> **Goal**
Here is the task for the listing below: output exactly the lines from the one containing "Convert this chart to matplotlib code." through the one containing "spine.set_linewidth(1.6)", and leave out the pictures.

— BEGIN Data —

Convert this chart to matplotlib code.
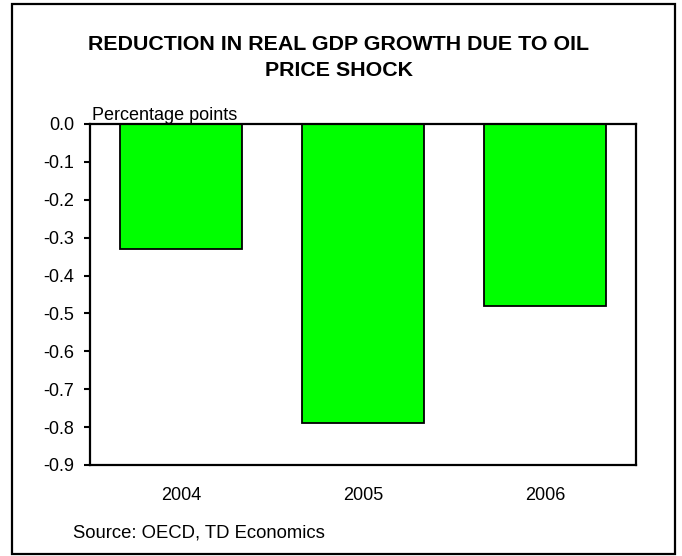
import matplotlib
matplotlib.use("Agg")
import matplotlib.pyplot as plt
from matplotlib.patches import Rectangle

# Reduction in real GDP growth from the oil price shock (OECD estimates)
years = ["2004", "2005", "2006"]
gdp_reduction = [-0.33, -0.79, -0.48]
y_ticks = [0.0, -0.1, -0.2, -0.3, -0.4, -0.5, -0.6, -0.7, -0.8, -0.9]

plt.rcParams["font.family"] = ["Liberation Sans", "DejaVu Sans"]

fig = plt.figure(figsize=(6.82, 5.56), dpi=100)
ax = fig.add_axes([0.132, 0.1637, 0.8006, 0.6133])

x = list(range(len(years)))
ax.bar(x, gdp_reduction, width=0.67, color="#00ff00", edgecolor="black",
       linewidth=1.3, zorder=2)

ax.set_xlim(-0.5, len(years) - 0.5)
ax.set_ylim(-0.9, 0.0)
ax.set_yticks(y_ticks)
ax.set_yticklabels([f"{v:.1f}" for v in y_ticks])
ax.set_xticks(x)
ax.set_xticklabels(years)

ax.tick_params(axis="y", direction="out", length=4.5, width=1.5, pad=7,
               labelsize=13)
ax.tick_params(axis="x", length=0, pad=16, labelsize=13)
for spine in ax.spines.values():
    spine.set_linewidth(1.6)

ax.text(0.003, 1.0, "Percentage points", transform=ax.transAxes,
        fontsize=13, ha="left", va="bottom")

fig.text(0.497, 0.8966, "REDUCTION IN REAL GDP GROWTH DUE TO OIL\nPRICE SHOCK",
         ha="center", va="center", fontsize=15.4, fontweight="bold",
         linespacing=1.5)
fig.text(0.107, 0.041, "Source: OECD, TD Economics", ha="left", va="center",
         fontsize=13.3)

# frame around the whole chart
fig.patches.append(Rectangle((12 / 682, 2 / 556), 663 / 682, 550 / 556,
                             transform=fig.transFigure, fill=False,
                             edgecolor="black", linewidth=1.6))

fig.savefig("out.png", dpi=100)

— END Data —
— BEGIN Data —

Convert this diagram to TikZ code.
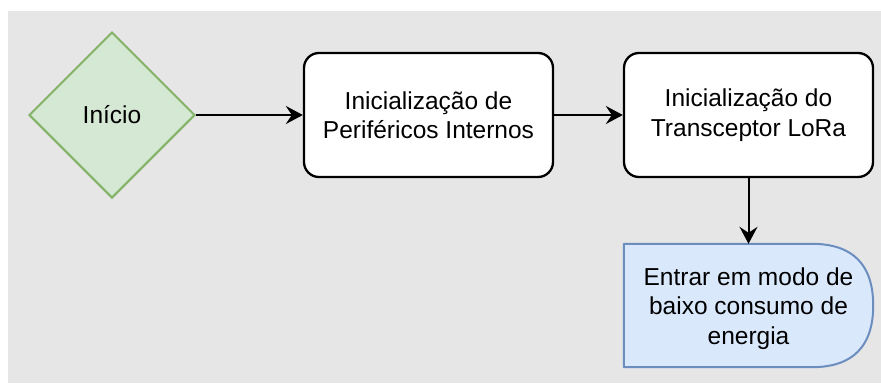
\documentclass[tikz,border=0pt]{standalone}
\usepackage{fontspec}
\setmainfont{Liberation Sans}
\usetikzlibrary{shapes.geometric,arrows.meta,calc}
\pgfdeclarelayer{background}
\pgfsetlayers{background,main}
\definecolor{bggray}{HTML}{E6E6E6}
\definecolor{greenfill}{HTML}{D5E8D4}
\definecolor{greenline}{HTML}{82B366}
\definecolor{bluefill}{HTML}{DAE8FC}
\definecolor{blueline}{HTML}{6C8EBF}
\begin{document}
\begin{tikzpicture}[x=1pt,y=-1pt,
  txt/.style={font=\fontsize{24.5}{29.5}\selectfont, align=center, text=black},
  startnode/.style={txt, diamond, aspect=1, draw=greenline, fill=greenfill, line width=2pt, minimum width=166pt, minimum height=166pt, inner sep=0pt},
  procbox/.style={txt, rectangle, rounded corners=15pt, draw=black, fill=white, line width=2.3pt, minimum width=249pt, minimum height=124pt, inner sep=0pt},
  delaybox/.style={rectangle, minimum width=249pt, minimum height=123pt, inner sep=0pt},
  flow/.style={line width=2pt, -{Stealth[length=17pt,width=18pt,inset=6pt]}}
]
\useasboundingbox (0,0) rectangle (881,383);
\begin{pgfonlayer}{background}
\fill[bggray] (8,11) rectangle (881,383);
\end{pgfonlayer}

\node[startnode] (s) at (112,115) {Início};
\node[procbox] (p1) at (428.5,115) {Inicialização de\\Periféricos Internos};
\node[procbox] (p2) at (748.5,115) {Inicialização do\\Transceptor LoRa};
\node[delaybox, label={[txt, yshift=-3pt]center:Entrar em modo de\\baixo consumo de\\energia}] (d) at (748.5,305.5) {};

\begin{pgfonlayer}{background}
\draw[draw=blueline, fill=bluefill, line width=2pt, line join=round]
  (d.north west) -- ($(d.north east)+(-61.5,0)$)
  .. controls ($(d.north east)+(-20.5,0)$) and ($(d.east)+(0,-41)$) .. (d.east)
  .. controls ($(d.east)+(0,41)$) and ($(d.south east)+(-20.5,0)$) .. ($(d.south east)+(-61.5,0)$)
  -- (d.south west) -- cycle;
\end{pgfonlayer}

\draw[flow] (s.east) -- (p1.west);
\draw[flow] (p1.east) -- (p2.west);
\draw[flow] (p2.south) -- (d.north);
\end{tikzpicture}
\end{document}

— END Data —

> **Answer in full**
Convert this chart to matplotlib code.
import matplotlib
matplotlib.use("Agg")
import matplotlib.pyplot as plt
from matplotlib.patches import Rectangle

# Reduction in real GDP growth from the oil price shock (OECD estimates)
years = ["2004", "2005", "2006"]
gdp_reduction = [-0.33, -0.79, -0.48]
y_ticks = [0.0, -0.1, -0.2, -0.3, -0.4, -0.5, -0.6, -0.7, -0.8, -0.9]

plt.rcParams["font.family"] = ["Liberation Sans", "DejaVu Sans"]

fig = plt.figure(figsize=(6.82, 5.56), dpi=100)
ax = fig.add_axes([0.132, 0.1637, 0.8006, 0.6133])

x = list(range(len(years)))
ax.bar(x, gdp_reduction, width=0.67, color="#00ff00", edgecolor="black",
       linewidth=1.3, zorder=2)

ax.set_xlim(-0.5, len(years) - 0.5)
ax.set_ylim(-0.9, 0.0)
ax.set_yticks(y_ticks)
ax.set_yticklabels([f"{v:.1f}" for v in y_ticks])
ax.set_xticks(x)
ax.set_xticklabels(years)

ax.tick_params(axis="y", direction="out", length=4.5, width=1.5, pad=7,
               labelsize=13)
ax.tick_params(axis="x", length=0, pad=16, labelsize=13)
for spine in ax.spines.values():
    spine.set_linewidth(1.6)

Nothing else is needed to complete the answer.